Il potere di revoca dell'aggiudicazione
Le conclusioni in merito agli effetti e ai limiti della sentenza del giudice amministrativo comportano che, non essendoci un contratto validamente costituito, l'ente appaltante, ai fini di svincolarsi dagli impegni esistenti nei confronti del nuovo aggiudicatario non avrebbe dovuto – né potuto – ricorrere all'esercizio del diritto di recesso, che presuppone appunto un vincolo contrattuale in essere.

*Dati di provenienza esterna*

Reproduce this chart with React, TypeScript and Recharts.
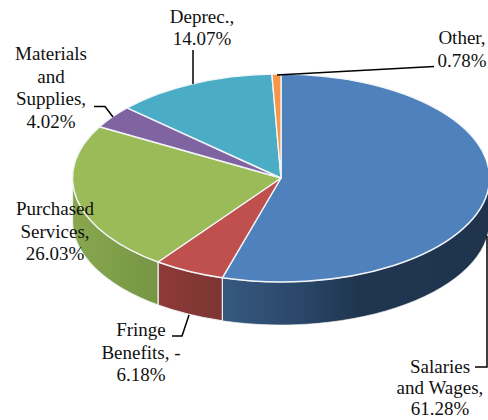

Al contrario, l'ente appaltante ha fatto ricorso al potere di revoca dell'aggiudicazione e dell'intera procedura di gara, che sia il giudice di primo grado che il Consiglio di Stato hanno ritenuto essere stata esercitata secondo criteri di legittimità.
Hanno infatti rilevato i giudici amministrativi che l'ente appaltante aveva indetto la procedura di gara sulla base dei reciproci impegni assunti con l'accordo stipulato con la Prefettura ai fini della realizzazione del centro accoglienza dei migranti. Una volta che la Prefettura ha receduto da tale accordo, risulta evidente che non residuava più alcun interesse pubblico dell'ente appaltante a dar seguito agli esiti della procedura di gara e alla conseguente stipula del contratto di appalto per l'esecuzione dei lavori funzionali alla realizzazione del centro accoglienza.
D'altronde, l'ente appaltante aveva evidenziato già negli atti di gara l'insindacabile collegamento tra le finalità della procedura di gara e gli impegni assunti dallo stesso in virtù dell'accordo concluso con la Prefettura. Con la conseguenza che, venuto meno tale accordo e i conseguenti impegni a seguito di una decisione unilaterale della Prefettura, non vi era più alcun concreto interesse dell'ente appaltante alla realizzazione del centro accoglienza. Con l'ulteriore conseguenza che si è determinato quel mutamento della situazione di fatto non prevedibile al momento dell'indizione della gara che ha comportato una rivalutazione dell'interesse pubblico e il correlato legittimo esercizio del potere di revoca.